In this exercise, the entries below include pictures. Repeat exactly the lines from the line with "Emit a Python" to the line with "labels = ['10', '20', '30', '40']", including both, but without the pictures.

#####

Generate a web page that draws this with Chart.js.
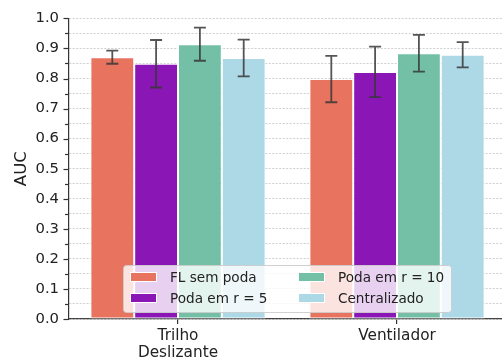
<!DOCTYPE html>
<html>
<head>
<meta charset="utf-8">
<script src="https://cdn.jsdelivr.net/npm/chart.js@4"></script>
<style>
  html, body { margin: 0; padding: 0; background: #fff; overflow: hidden; }
  #wrap { width: 502px; height: 358px; overflow: hidden; }
</style>
</head>
<body>
<div id="wrap"><canvas id="chart" width="510" height="358"></canvas></div>
<script>
const categories = [["Trilho", "Deslizante"], "Ventilador"];
const seriesNames = ["FL sem poda", "Poda em r = 5", "Poda em r = 10", "Centralizado"];
const seriesColors = ["#e8735f", "#8a17b5", "#74c0a6", "#add8e6"];

const flSemPoda = [0.871, 0.798];
const flSemPodaErr = [0.022, 0.077];
const podaR5 = [0.849, 0.822];
const podaR5Err = [0.079, 0.084];
const podaR10 = [0.914, 0.884];
const podaR10Err = [0.055, 0.061];
const centralizado = [0.868, 0.879];
const centralizadoErr = [0.061, 0.042];

const values = [flSemPoda, podaR5, podaR10, centralizado];
const errors = [flSemPodaErr, podaR5Err, podaR10Err, centralizadoErr];

const FONT = "'DejaVu Sans', sans-serif";

// error bars + y tick marks (major and minor)
const extras = {
  id: "extras",
  afterDatasetsDraw(chart) {
    const ctx = chart.ctx;
    const y = chart.scales.y;
    ctx.save();
    ctx.strokeStyle = "rgba(55,55,55,0.85)";
    ctx.lineWidth = 1.8;
    chart.data.datasets.forEach((ds, i) => {
      const meta = chart.getDatasetMeta(i);
      meta.data.forEach((bar, j) => {
        const v = ds.data[j], e = ds.errors[j];
        const top = y.getPixelForValue(v + e);
        const bot = y.getPixelForValue(v - e);
        ctx.beginPath();
        ctx.moveTo(bar.x, top); ctx.lineTo(bar.x, bot);
        ctx.moveTo(bar.x - 6, top); ctx.lineTo(bar.x + 6, top);
        ctx.moveTo(bar.x - 6, bot); ctx.lineTo(bar.x + 6, bot);
        ctx.stroke();
      });
    });
    ctx.strokeStyle = "#333";
    ctx.lineWidth = 1.2;
    for (let k = 0; k <= 20; k++) {
      const py = Math.round(y.getPixelForValue(k * 0.05)) + 0.5;
      const len = k % 2 === 0 ? 5 : 3.5;
      ctx.beginPath();
      ctx.moveTo(y.right - len, py); ctx.lineTo(y.right, py);
      ctx.stroke();
    }
    ctx.restore();
  },
  afterDraw(chart) {
    // legend box inside the plot, two columns
    const ctx = chart.ctx;
    const bx = 123, by = 265, bw = 328, bh = 47;
    ctx.save();
    ctx.fillStyle = "rgba(255,255,255,0.8)";
    ctx.strokeStyle = "rgba(204,204,204,0.9)";
    ctx.lineWidth = 1;
    ctx.beginPath();
    ctx.roundRect(bx + 0.5, by + 0.5, bw, bh, 3);
    ctx.fill();
    ctx.stroke();
    ctx.font = "13.6px " + FONT;
    ctx.textBaseline = "middle";
    const cols = [130, 298];
    const rows = [277, 298];
    seriesNames.forEach((name, i) => {
      const cx = cols[Math.floor(i / 2)];
      const cy = rows[i % 2];
      ctx.fillStyle = seriesColors[i];
      ctx.fillRect(cx, cy - 5, 27, 10);
      ctx.strokeStyle = "#fff";
      ctx.strokeRect(cx + 0.5, cy - 4.5, 26, 9);
      ctx.fillStyle = "#222";
      ctx.fillText(name, cx + 40, cy + 1);
    });
    ctx.restore();
  }
};

new Chart(document.getElementById("chart"), {
  type: "bar",
  data: {
    labels: categories,
    datasets: seriesNames.map((name, i) => ({
      label: name,
      data: values[i],
      errors: errors[i],
      backgroundColor: seriesColors[i],
      borderColor: "#fff",
      borderWidth: 1,
      borderSkipped: false,
      barPercentage: 1,
      categoryPercentage: 0.8
    }))
  },
  options: {
    responsive: false,
    animation: false,
    devicePixelRatio: 1,
    layout: { padding: { top: 18, right: 3.5, left: 0, bottom: 0 } },
    plugins: { legend: { display: false }, tooltip: { enabled: false } },
    scales: {
      x: {
        grid: { display: true, drawOnChartArea: false, offset: false, tickLength: 5, color: "#333", lineWidth: 1.2 },
        border: { color: "#444", width: 1.2 },
        ticks: { color: "#222", font: { family: FONT, size: 15.3, lineHeight: 1.1 }, padding: 4, maxRotation: 0 },
        afterFit(s) { s.height = 39; }
      },
      y: {
        min: 0,
        max: 1,
        grid: { color: "#c4c4c4", lineWidth: 0.8, drawTicks: false },
        border: { color: "#333", width: 1.2, dash: [2, 1.5] },
        ticks: {
          stepSize: 0.05,
          autoSkip: false,
          padding: 9.5,
          color: "#222",
          font: { family: FONT, size: 14.8 },
          callback: (v) => (Math.round(v * 100) % 10 === 0 ? v.toFixed(1) : "")
        },
        title: { display: true, text: "AUC", color: "#222", font: { family: FONT, size: 16.5 }, padding: { top: 11.5, bottom: 0 } },
        afterFit(s) { s.width = 68.5; }
      }
    }
  },
  plugins: [extras]
});
</script>
</body>
</html>
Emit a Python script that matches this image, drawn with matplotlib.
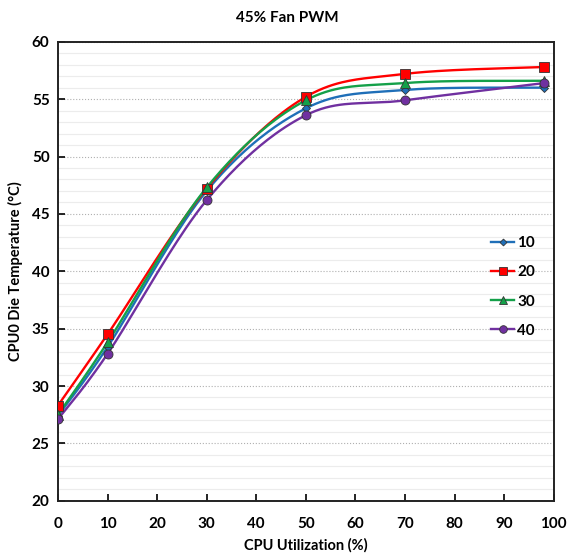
import numpy as np
import matplotlib.pyplot as plt
from matplotlib.ticker import MultipleLocator

# CPU utilisation steps and die temperature per series
util = [0, 10, 30, 50, 70, 98]
temp_10 = [27.4, 33.4, 47.0, 54.2, 55.8, 56.0]
temp_20 = [28.3, 34.5, 47.2, 55.2, 57.2, 57.8]
temp_30 = [27.5, 33.8, 47.3, 54.9, 56.4, 56.6]
temp_40 = [27.1, 32.8, 46.2, 53.6, 54.9, 56.4]
labels = ['10', '20', '30', '40']


def smooth(x, y, n=40):
  # spreadsheet-style smoothing: bezier segments with catmull-rom control points
  x = np.asarray(x, float) / 100.0
  y = np.asarray(y, float) / 40.0
  p = np.column_stack([x, y])
  out = []
  for i in range(len(p) - 1):
    p0 = p[i - 1] if i > 0 else p[i]
    p3 = p[i + 2] if i + 2 < len(p) else p[i + 1]
    c1 = p[i] + (p[i + 1] - p0) / 6.0
    c2 = p[i + 1] - (p3 - p[i]) / 6.0
    t = np.linspace(0, 1, n)[:, None]
    seg = ((1 - t) ** 3 * p[i] + 3 * (1 - t) ** 2 * t * c1
           + 3 * (1 - t) * t ** 2 * c2 + t ** 3 * p[i + 1])
    out.append(seg if i == 0 else seg[1:])
  out = np.vstack(out)
  return out[:, 0] * 100.0, out[:, 1] * 40.0


plt.rcParams['font.family'] = ['Lato', 'DejaVu Sans']
plt.rcParams['font.weight'] = 'bold'

fig = plt.figure(figsize=(5.68, 5.57), dpi=100)
ax = fig.add_axes([0.102, 0.101, 0.873, 0.824])

series = [
  (temp_10, '#1f6fb8', 'D', 4.5),
  (temp_20, '#ff0000', 's', 6.5),
  (temp_30, '#14a049', '^', 6.5),
  (temp_40, '#7030a0', 'o', 6.5),
]
for (vals, col, mk, ms), lab in zip(series, labels):
  sx, sy = smooth(util, vals)
  ax.plot(sx, sy, color=col, lw=1.7, zorder=3)
  ax.plot(util, vals, ls='none', marker=mk, ms=ms, color=col,
          mec='#333333', mew=0.6, zorder=4)
  ax.plot([], [], color=col, lw=1.7, marker=mk, ms=ms - 1,
          mec='#333333', mew=0.6, label=lab)

ax.set_xlim(0, 100)
ax.set_ylim(20, 60)
ax.xaxis.set_major_locator(MultipleLocator(10))
ax.yaxis.set_major_locator(MultipleLocator(5))
ax.yaxis.set_minor_locator(MultipleLocator(1))
ax.tick_params(which='major', direction='in', length=5, width=1.2,
               labelsize=11, pad=6)
ax.tick_params(which='minor', length=0)
ax.tick_params(axis='x', pad=12)
for lab in ax.get_xticklabels() + ax.get_yticklabels():
  lab.set_fontweight('bold')

ax.grid(axis='y', which='minor', color='#ececec', lw=0.8, ls='-')
ax.grid(axis='y', which='major', color='#b0b0b0', lw=0.8, ls=':')
ax.set_axisbelow(True)
for s in ax.spines.values():
  s.set_linewidth(1.4)
  s.set_color('#222222')

ax.set_xlabel('CPU Utilization (%)', fontsize=10.5, fontweight='bold',
              labelpad=5)
ax.set_ylabel('CPU0 Die Temperature (°C)', fontsize=10.5, fontweight='bold',
              labelpad=6)
fig.text(0.505, 0.968, '45% Fan PWM', ha='center', va='center',
         fontsize=11, fontweight='bold')

ax.legend(loc='center right', bbox_to_anchor=(0.99, 0.466), frameon=False,
          handlelength=1.5, handletextpad=0.2, labelspacing=1.0,
          prop={'weight': 'bold', 'size': 11})

fig.savefig('out.png', dpi=100)
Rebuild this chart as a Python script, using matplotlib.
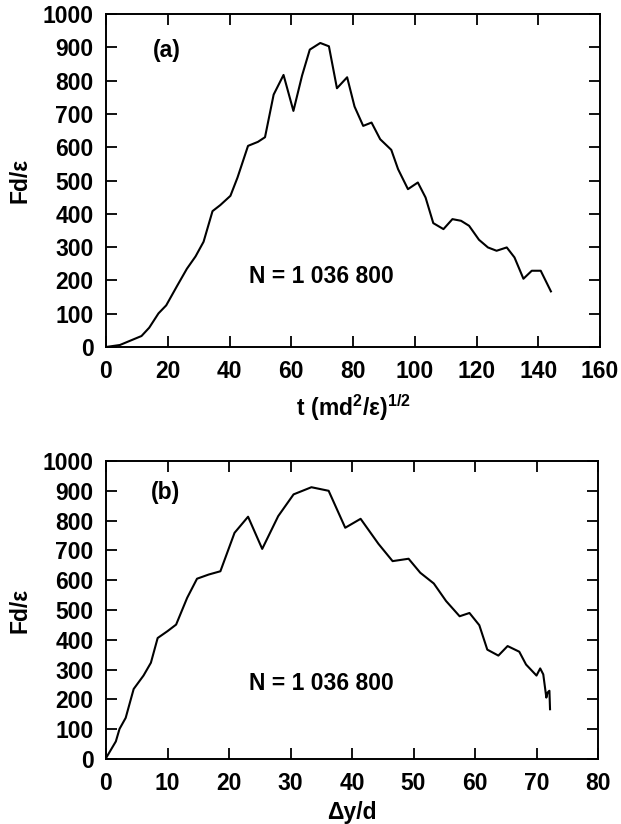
import matplotlib
matplotlib.use("Agg")
import matplotlib.pyplot as plt

# ---- data: panel (a) force vs time ----
t_a = [0, 4.5, 8.9, 11.5, 14, 17, 19.5, 23, 26.2, 29, 31.6, 34.5, 37, 40.3, 42.6, 46,
       49.2, 51.5, 54.3, 57.5, 60.7, 63.5, 66, 69.4, 72.2, 74.8, 78.1, 80.5, 83.3, 86,
       88.8, 92.4, 94.6, 97.8, 101, 103.5, 106, 109.3, 112.2, 115, 117.6, 120.8, 123.7,
       126.5, 129.8, 132.3, 135.2, 137.9, 140.8, 144.1]
F_a = [0, 6, 23, 33, 58, 101, 125, 183, 235, 272, 316, 408, 426, 454, 509, 604,
       616, 630, 758, 817, 709, 815, 893, 913, 903, 777, 810, 722, 664, 674,
       624, 592, 534, 474, 494, 449, 372, 354, 384, 379, 364, 322, 299,
       289, 299, 269, 205, 229, 229, 167]

# ---- data: panel (b) force vs displacement ----
y_b = [0, 1.6, 2.2, 3.2, 4.5, 6.1, 7.3, 8.4, 10, 11.4, 13.2, 14.8, 16.7, 18.6, 20.9,
       23.1, 25.4, 28, 30.5, 33.4, 36.2, 38.9, 41.4, 44.3, 46.6, 49.2, 51.1, 53.3,
       55.3, 57.5, 59.1, 60.7, 62, 63.8, 65.3, 67.2, 68.3, 70.0, 70.6, 71.1, 71.6,
       71.8, 72.1, 72.2]
F_b = [3, 59, 101, 138, 235, 280, 323, 406, 429, 451, 541, 605, 619, 630, 759,
       813, 705, 815, 888, 912, 900, 776, 806, 722, 664, 672, 625, 589,
       530, 479, 490, 449, 367, 347, 379, 360, 317, 280, 304, 284, 206,
       223, 229, 167]

yticks = [0, 100, 200, 300, 400, 500, 600, 700, 800, 900, 1000]
xticks_a = [0, 20, 40, 60, 80, 100, 120, 140, 160]
xticks_b = [0, 10, 20, 30, 40, 50, 60, 70, 80]
label_text = "N = 1 036 800"

plt.rcParams['font.family'] = ['Liberation Sans', 'DejaVu Sans']
plt.rcParams['font.weight'] = 'bold'
plt.rcParams['mathtext.fontset'] = 'custom'
plt.rcParams['mathtext.rm'] = 'Liberation Sans:bold'
plt.rcParams['mathtext.it'] = 'Liberation Sans:bold'
plt.rcParams['mathtext.bf'] = 'Liberation Sans:bold'

W, H = 621, 824
fig = plt.figure(figsize=(W / 100, H / 100), dpi=100)

def px_axes(x0, x1, y0, y1):
    return fig.add_axes([x0 / W, 1 - y1 / H, (x1 - x0) / W, (y1 - y0) / H])

ax1 = px_axes(106, 600, 14, 347)
ax2 = px_axes(106, 598, 461, 759)

fs = 16.5
for ax, xt in ((ax1, xticks_a), (ax2, xticks_b)):
    ax.set_ylim(0, 1000)
    ax.set_xlim(xt[0], xt[-1])
    ax.set_yticks(yticks)
    ax.set_xticks(xt)
    ax.tick_params(direction='in', length=8, width=1.3, top=True, right=True,
                   labelsize=fs, pad=9)
    for lab in ax.get_xticklabels() + ax.get_yticklabels():
        lab.set_fontweight('bold')
    for s in ax.spines.values():
        s.set_linewidth(1.4)
    ax.set_ylabel("Fd/ε", fontsize=fs, fontweight='bold', labelpad=8)

ax1.plot(t_a, F_a, color='black', lw=1.5)
ax2.plot(y_b, F_b, color='black', lw=1.5)

ax1.text(19.6, 890, "(a)", fontsize=fs, fontweight='bold', ha='center', va='center')
ax2.text(9.6, 893, "(b)", fontsize=fs, fontweight='bold', ha='center', va='center')
ax1.text(69.6, 213, label_text, fontsize=fs, fontweight='bold', ha='center', va='center')
ax2.text(35.0, 255, label_text, fontsize=fs, fontweight='bold', ha='center', va='center')

ax1.set_xlabel(r"$\mathrm{t\ (md^{2}/ε)^{1/2}}$", fontsize=fs, labelpad=7)
ax2.set_xlabel("Δy/d", fontsize=fs, fontweight='bold', labelpad=5)

fig.savefig("out.png", dpi=100)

#####

SOLUTION BELOW ::
Emit a Python script that matches this image, drawn with matplotlib.
import numpy as np
import matplotlib.pyplot as plt
from matplotlib.ticker import MultipleLocator

# CPU utilisation steps and die temperature per series
util = [0, 10, 30, 50, 70, 98]
temp_10 = [27.4, 33.4, 47.0, 54.2, 55.8, 56.0]
temp_20 = [28.3, 34.5, 47.2, 55.2, 57.2, 57.8]
temp_30 = [27.5, 33.8, 47.3, 54.9, 56.4, 56.6]
temp_40 = [27.1, 32.8, 46.2, 53.6, 54.9, 56.4]
labels = ['10', '20', '30', '40']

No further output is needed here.